== SHORT TASK ==
The material below has pictures in it. Set down only the lines from the line containing "Rebuild this chart" through the line containing "const panelLabel = 'F.';", word for word, and leave the pictures behind.

== Part of a data file ==
····················

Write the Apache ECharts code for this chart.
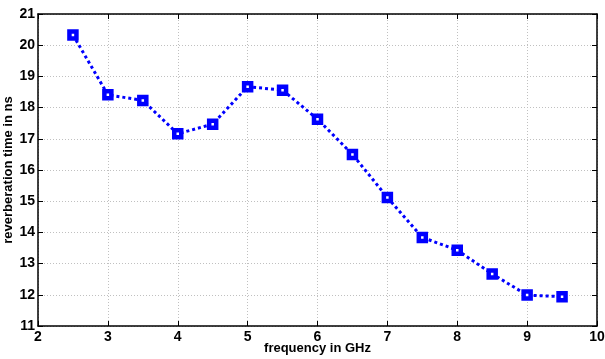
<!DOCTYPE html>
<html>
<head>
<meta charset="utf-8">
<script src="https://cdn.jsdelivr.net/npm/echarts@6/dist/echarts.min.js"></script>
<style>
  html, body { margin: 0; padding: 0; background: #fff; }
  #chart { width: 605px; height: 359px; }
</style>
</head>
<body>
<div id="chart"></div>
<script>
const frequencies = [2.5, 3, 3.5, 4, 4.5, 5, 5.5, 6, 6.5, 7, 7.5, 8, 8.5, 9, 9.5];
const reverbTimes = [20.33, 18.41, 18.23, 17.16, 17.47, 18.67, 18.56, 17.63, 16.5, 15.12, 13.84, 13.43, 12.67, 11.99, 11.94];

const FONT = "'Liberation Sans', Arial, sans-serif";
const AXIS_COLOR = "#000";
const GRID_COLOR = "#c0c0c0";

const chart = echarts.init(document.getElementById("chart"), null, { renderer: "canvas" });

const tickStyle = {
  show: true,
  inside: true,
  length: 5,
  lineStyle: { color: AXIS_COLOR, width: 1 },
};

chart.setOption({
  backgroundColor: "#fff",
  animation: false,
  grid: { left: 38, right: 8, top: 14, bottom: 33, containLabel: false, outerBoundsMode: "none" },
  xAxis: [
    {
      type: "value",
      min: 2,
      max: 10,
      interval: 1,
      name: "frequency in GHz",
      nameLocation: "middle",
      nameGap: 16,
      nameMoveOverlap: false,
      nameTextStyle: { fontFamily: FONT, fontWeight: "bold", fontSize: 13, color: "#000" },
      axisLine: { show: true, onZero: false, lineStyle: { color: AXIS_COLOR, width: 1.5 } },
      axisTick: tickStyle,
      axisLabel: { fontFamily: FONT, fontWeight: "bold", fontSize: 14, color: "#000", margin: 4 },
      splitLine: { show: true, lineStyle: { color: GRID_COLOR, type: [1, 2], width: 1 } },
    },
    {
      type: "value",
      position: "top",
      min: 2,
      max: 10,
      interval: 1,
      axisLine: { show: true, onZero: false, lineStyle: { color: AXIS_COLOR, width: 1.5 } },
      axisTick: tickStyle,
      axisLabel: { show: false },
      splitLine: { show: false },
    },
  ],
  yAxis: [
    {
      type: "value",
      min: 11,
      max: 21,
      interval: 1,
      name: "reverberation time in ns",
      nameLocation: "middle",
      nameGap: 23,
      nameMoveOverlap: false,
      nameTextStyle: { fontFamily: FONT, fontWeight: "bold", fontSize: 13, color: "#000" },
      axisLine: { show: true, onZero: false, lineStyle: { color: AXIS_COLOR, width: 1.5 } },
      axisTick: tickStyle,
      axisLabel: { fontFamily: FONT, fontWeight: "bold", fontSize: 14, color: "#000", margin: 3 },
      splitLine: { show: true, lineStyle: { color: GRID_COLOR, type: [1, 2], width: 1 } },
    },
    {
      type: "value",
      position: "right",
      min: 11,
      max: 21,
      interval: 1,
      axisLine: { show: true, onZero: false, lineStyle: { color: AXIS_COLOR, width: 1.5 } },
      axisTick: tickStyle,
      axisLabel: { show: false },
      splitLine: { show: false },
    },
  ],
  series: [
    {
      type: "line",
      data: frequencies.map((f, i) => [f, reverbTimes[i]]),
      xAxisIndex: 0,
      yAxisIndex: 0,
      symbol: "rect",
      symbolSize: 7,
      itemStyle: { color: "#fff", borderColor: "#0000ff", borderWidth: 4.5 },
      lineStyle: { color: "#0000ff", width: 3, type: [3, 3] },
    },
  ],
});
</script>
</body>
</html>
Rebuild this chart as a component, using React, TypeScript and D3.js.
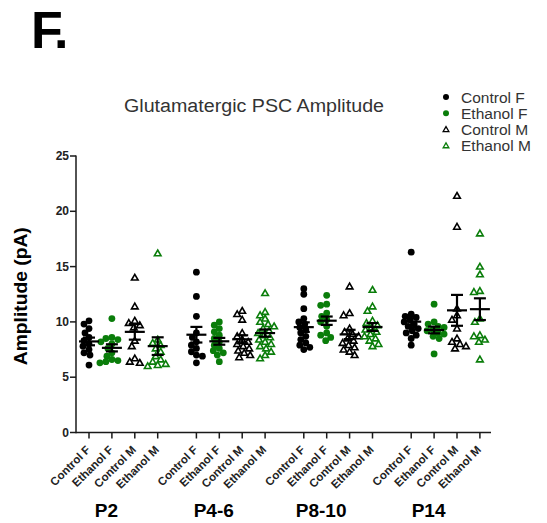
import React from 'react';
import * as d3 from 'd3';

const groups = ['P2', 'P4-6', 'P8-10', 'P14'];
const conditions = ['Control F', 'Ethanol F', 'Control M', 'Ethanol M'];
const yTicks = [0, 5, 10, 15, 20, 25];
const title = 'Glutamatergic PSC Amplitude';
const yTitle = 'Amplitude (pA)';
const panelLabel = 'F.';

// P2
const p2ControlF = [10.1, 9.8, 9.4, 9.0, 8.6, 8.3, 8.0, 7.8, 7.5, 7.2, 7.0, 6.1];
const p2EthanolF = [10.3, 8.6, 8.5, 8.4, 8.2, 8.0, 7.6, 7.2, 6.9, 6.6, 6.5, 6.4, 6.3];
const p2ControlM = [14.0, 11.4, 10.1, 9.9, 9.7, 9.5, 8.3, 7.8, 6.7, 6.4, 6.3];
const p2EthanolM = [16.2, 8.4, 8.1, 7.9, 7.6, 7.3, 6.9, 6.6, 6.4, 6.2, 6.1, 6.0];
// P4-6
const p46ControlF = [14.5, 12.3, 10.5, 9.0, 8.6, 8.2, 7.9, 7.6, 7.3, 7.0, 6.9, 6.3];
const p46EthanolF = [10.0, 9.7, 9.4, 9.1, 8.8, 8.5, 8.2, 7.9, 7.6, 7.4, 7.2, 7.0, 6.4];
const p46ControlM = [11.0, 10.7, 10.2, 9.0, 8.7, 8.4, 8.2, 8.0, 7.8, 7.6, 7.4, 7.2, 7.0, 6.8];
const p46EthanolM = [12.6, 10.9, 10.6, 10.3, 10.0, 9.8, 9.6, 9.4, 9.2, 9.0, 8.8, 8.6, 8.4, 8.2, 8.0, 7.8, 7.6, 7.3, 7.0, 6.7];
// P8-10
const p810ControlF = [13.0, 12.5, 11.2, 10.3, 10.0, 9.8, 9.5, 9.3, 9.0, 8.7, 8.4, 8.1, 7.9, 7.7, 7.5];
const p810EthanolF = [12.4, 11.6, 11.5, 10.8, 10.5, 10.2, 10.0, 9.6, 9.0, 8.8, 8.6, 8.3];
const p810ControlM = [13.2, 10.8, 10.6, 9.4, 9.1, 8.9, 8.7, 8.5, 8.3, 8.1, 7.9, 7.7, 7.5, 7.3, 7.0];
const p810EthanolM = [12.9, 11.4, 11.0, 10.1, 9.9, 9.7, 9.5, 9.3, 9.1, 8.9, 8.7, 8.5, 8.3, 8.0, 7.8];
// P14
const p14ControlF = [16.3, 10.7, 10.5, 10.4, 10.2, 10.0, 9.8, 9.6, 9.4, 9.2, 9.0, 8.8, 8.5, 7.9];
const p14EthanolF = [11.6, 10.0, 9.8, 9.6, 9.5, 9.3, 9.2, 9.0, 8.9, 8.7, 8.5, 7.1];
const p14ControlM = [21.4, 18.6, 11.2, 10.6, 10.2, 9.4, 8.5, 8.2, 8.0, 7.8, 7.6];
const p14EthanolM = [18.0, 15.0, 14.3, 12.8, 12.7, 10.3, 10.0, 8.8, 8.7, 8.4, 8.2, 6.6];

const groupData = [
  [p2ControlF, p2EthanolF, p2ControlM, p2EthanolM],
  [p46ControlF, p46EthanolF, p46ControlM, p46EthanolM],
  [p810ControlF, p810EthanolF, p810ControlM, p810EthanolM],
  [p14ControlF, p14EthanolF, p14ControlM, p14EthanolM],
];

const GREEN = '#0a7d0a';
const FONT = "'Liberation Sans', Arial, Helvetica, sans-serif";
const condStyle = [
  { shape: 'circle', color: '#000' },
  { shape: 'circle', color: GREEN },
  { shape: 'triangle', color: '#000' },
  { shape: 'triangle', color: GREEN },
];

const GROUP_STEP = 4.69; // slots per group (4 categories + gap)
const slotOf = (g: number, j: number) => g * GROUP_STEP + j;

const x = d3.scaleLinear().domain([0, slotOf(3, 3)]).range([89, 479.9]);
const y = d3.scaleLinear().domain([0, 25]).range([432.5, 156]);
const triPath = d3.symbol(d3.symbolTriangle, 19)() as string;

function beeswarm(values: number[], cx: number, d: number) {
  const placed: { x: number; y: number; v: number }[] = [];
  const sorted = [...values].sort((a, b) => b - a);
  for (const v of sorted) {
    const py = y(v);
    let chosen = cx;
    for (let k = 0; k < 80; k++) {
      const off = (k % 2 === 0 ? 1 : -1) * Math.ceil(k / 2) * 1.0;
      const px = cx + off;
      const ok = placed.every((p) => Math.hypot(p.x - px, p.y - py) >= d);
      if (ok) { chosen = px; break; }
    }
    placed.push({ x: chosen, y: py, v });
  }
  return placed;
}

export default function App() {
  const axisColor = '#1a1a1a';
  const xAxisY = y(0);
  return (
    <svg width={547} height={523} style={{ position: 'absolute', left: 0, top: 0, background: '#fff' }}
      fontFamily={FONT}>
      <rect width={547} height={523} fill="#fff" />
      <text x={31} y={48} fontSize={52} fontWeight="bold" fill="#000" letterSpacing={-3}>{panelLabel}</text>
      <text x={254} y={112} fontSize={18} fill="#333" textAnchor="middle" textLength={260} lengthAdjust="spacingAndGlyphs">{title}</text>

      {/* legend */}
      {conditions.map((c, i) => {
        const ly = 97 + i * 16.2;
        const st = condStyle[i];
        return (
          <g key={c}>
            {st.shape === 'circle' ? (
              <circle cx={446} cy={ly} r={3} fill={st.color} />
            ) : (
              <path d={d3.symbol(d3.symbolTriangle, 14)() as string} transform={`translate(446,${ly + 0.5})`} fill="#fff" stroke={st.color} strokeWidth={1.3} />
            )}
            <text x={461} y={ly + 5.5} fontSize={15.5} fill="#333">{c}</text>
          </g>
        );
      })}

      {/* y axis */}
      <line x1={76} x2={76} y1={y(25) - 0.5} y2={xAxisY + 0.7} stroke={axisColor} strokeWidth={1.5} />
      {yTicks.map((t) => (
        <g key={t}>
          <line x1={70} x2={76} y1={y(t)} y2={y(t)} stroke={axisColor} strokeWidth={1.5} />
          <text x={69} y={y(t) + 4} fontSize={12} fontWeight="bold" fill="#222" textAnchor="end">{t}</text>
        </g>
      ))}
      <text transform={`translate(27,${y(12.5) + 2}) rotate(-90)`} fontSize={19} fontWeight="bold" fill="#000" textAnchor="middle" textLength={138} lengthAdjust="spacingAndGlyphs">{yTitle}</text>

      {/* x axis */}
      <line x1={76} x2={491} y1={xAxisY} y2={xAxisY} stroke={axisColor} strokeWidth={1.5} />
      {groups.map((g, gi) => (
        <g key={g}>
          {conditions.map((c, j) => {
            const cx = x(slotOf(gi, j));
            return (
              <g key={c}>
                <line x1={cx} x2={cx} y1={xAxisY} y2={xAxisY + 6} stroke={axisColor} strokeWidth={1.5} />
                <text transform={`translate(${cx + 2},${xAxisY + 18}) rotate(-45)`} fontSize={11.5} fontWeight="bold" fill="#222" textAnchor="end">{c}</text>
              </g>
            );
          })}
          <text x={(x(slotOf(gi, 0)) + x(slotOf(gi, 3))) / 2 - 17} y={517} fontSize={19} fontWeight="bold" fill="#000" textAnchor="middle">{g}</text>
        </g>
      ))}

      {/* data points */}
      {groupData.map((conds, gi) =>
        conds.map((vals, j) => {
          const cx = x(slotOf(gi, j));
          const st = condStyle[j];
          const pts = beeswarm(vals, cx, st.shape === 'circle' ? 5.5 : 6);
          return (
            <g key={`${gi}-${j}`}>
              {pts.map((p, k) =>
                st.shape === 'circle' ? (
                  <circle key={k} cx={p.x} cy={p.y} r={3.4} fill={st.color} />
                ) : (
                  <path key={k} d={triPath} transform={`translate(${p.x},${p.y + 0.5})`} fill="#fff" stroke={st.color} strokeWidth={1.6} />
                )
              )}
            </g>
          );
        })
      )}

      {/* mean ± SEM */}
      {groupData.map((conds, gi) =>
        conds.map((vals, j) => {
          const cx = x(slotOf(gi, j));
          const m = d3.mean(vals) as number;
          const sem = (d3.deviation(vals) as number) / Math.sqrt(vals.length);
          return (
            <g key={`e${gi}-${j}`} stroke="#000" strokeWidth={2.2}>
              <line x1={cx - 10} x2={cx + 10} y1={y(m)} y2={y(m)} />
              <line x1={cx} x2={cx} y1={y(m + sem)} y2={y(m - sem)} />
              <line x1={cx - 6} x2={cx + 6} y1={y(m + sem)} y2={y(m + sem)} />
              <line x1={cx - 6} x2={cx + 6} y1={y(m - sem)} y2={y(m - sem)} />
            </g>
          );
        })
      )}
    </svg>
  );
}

····················

== SOLUTION TO THE PROBLEM ==
Rebuild this chart as a component, using React, TypeScript and D3.js.
import React from 'react';
import * as d3 from 'd3';

const groups = ['P2', 'P4-6', 'P8-10', 'P14'];
const conditions = ['Control F', 'Ethanol F', 'Control M', 'Ethanol M'];
const yTicks = [0, 5, 10, 15, 20, 25];
const title = 'Glutamatergic PSC Amplitude';
const yTitle = 'Amplitude (pA)';
const panelLabel = 'F.';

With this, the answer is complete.